_Prompt_
Locate the string "chart" throughout the material and copy every line in which it occurs.

_Given data_

-*-*-

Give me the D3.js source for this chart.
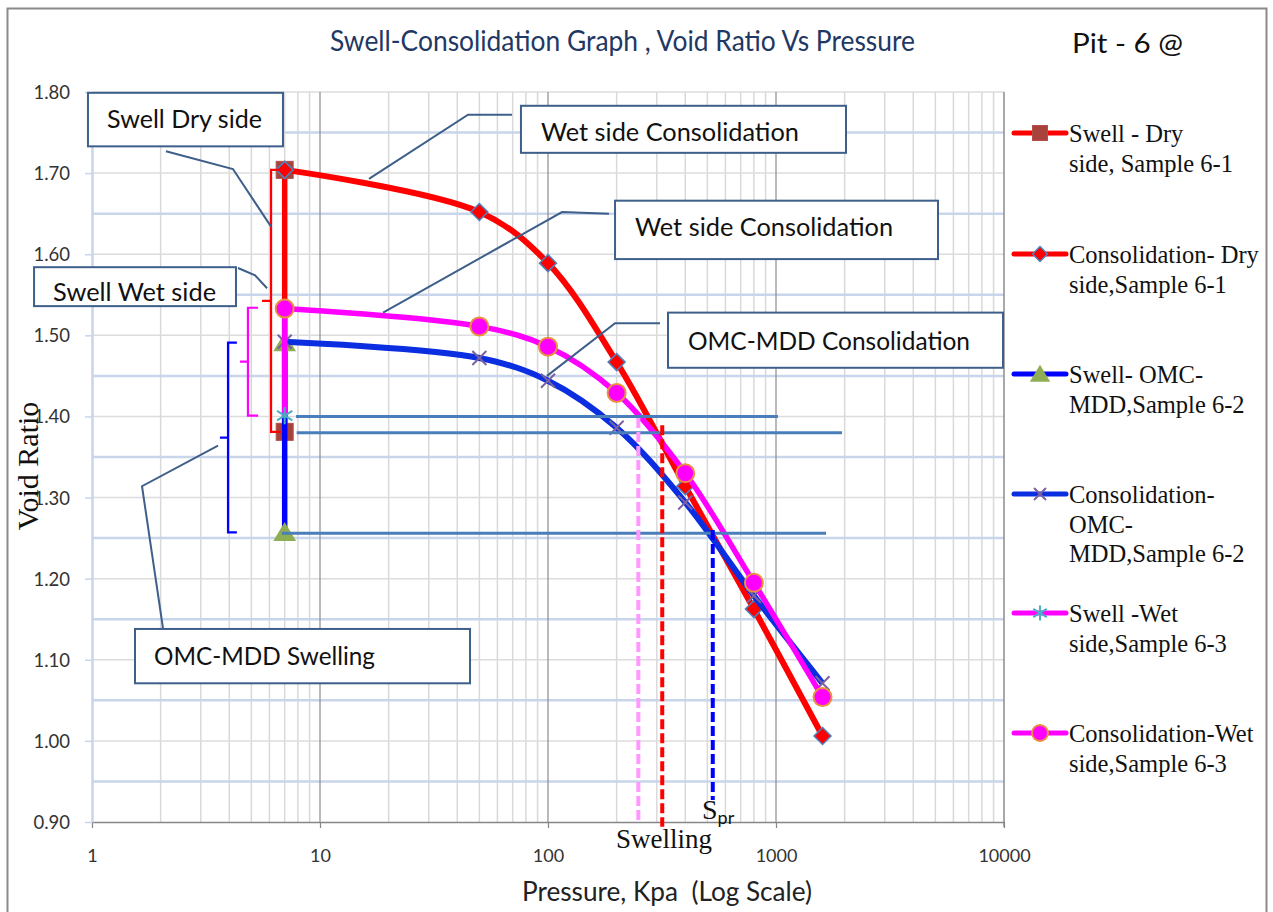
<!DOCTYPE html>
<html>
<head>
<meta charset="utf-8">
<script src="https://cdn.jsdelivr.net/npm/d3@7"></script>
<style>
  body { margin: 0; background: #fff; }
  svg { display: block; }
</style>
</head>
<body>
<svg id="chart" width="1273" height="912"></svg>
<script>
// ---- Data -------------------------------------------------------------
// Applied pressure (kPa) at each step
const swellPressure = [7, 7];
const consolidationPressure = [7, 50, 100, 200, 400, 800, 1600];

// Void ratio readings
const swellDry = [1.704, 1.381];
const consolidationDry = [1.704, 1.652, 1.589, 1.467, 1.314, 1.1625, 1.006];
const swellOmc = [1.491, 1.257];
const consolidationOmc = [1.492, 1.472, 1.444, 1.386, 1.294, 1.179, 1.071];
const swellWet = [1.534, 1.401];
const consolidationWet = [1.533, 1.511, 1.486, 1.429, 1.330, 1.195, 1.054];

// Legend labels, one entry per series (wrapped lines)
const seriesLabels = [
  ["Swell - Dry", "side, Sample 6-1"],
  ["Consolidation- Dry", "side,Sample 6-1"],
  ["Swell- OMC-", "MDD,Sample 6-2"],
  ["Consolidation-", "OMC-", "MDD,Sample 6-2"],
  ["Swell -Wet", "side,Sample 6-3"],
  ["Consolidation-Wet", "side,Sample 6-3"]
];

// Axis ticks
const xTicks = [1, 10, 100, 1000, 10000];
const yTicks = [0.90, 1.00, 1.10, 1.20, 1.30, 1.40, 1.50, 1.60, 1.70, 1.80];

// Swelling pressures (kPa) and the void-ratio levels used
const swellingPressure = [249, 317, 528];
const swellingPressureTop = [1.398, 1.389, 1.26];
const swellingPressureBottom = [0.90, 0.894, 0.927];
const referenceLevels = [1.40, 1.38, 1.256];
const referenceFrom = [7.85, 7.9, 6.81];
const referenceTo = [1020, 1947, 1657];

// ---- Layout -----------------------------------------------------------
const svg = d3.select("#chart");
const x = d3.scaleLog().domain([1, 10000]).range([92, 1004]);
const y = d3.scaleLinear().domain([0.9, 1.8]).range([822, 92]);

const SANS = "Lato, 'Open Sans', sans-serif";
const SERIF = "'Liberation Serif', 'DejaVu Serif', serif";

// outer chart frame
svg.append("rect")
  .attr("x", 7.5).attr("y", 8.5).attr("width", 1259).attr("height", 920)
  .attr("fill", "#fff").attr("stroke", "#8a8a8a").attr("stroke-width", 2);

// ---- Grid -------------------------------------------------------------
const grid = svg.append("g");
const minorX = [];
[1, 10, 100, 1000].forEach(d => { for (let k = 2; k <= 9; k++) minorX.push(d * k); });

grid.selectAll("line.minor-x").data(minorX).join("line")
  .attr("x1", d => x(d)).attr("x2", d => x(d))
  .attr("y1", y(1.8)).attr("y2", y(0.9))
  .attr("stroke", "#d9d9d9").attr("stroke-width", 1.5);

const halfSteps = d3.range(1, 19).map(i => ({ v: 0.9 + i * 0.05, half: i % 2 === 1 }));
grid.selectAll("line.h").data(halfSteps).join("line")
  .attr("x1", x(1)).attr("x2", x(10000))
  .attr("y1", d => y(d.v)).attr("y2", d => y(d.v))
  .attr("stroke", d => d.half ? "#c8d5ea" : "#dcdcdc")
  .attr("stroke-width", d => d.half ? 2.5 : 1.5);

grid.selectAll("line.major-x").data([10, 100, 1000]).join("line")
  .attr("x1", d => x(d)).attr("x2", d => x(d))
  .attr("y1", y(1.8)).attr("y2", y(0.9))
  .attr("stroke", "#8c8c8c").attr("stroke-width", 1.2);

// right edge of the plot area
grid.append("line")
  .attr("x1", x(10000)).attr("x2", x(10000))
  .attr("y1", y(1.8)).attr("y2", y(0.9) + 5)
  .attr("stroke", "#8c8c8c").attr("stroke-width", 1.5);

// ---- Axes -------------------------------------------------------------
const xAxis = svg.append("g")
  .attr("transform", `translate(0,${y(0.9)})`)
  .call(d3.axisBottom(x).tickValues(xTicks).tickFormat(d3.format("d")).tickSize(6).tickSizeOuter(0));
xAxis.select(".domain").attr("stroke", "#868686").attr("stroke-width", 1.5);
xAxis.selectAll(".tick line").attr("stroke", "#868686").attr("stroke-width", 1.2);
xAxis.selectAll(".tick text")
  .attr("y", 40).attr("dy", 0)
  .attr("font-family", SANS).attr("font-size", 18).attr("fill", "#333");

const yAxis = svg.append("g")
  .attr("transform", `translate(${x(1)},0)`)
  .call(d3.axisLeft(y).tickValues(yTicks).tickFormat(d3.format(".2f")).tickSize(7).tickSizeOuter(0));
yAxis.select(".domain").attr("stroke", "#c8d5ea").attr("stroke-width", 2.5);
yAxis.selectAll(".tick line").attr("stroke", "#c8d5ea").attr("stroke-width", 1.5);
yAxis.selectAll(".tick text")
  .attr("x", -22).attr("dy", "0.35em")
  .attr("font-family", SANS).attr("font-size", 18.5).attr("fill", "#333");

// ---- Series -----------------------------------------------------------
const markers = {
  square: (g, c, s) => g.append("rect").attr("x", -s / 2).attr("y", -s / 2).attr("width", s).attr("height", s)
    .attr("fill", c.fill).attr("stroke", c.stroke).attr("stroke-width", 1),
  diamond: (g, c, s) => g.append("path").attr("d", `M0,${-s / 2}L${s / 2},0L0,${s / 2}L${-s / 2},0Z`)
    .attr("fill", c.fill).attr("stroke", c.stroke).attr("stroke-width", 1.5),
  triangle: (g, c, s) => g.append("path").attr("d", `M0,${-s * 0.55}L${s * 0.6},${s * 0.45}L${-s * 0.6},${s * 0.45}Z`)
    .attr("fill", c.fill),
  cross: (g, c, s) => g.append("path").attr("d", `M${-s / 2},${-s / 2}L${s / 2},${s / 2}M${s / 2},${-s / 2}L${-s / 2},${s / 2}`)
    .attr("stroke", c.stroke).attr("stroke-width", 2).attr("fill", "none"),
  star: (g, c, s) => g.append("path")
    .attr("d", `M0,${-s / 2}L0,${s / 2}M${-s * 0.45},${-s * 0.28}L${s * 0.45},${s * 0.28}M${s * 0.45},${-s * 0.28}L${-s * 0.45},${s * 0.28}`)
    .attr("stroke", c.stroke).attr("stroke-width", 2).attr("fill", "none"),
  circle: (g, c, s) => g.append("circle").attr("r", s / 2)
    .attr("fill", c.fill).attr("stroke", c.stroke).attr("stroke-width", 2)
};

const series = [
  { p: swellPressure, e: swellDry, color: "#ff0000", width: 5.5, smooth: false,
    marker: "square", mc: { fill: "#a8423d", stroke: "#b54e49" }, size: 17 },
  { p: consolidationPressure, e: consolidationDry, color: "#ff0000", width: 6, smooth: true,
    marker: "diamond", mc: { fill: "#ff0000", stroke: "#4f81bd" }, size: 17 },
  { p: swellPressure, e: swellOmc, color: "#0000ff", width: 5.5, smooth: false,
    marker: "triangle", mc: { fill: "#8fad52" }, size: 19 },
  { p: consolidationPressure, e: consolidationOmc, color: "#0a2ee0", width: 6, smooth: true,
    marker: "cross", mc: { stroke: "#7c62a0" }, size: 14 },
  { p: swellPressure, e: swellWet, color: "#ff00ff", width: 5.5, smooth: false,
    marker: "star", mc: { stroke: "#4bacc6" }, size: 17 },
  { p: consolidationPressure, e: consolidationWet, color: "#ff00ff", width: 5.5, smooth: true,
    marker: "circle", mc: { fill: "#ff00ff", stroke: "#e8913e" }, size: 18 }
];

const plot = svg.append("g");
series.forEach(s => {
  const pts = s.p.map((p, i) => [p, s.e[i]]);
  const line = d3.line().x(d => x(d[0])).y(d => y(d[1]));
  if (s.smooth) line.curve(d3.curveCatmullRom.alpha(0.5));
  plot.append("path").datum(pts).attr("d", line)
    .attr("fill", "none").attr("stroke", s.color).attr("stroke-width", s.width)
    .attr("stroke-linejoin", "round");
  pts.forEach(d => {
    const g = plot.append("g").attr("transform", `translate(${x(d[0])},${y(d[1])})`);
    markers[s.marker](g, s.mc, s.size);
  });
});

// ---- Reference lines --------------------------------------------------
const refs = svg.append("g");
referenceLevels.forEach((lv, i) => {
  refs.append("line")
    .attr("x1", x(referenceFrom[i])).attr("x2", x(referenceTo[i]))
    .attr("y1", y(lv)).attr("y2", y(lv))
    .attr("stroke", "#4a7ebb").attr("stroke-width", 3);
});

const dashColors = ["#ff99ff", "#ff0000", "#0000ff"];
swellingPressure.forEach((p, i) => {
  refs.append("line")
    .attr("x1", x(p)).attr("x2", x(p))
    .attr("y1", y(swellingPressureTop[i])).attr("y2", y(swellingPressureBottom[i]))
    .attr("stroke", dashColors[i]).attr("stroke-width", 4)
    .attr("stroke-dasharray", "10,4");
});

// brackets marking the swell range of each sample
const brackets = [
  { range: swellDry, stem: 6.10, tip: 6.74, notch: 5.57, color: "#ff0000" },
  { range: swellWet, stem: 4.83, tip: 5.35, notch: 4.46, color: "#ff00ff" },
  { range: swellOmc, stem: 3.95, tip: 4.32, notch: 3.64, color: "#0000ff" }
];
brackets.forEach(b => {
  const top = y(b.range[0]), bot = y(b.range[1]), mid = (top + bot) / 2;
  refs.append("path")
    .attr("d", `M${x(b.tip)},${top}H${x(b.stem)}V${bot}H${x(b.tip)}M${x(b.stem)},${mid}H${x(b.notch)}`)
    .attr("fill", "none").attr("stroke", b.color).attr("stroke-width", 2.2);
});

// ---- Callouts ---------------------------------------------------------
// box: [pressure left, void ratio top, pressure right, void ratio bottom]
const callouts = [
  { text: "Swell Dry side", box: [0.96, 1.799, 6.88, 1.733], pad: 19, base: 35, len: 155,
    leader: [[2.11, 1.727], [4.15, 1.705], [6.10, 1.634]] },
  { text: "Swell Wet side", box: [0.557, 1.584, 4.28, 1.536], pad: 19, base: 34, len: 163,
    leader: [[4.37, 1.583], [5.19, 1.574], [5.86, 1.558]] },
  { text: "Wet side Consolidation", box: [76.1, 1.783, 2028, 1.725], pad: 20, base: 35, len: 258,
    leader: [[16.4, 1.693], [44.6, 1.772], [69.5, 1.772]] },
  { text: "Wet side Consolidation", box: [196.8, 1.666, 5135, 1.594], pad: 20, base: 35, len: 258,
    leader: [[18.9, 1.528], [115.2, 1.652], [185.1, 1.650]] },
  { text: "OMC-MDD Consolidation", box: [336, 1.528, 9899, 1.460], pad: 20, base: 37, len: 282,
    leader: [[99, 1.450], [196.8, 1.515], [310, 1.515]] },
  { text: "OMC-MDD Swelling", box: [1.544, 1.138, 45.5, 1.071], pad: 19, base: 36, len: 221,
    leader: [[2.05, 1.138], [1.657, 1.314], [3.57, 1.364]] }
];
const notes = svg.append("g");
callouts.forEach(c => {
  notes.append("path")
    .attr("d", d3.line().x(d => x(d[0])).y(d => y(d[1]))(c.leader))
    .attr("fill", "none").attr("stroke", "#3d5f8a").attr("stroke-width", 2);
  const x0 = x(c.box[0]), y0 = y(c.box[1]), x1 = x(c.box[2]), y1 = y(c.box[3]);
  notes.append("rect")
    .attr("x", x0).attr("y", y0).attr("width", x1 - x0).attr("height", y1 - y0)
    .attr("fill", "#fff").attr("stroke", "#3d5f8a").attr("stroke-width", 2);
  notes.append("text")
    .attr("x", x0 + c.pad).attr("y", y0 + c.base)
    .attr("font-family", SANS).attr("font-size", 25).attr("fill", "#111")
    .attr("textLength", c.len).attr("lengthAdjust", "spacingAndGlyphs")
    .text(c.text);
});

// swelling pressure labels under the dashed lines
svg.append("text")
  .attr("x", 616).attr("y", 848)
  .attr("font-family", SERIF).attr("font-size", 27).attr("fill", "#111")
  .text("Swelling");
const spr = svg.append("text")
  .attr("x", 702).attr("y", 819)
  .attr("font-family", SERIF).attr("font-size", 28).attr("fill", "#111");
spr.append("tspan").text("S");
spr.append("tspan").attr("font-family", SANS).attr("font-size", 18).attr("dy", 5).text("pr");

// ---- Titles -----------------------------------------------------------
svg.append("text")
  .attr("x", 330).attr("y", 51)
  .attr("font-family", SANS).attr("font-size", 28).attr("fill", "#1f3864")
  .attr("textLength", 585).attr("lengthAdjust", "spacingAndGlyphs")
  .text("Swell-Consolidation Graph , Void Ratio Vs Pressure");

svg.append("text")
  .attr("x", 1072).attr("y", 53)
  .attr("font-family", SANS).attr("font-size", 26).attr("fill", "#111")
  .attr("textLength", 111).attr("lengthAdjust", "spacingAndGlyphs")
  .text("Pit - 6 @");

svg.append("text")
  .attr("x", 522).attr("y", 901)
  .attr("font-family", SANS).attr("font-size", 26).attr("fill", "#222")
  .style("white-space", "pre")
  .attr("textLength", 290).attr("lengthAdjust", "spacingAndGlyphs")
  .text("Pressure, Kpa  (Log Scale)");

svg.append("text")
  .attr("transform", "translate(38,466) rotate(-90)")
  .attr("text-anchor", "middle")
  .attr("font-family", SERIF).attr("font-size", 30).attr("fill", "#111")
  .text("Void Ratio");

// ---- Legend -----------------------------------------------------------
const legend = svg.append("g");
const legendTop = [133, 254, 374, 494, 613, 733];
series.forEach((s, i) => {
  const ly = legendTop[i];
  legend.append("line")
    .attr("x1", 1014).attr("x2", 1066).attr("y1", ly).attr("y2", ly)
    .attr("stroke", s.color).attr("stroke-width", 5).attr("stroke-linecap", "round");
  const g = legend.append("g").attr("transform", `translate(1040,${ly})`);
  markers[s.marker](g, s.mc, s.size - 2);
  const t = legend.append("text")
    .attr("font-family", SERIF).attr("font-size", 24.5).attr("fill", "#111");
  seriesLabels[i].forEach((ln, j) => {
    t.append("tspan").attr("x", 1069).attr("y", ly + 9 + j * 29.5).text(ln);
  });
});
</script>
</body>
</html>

-*-*-

_Solution for this task_
Give me the D3.js source for this chart.
<svg id="chart" width="1273" height="912"></svg>
const svg = d3.select("#chart");
// outer chart frame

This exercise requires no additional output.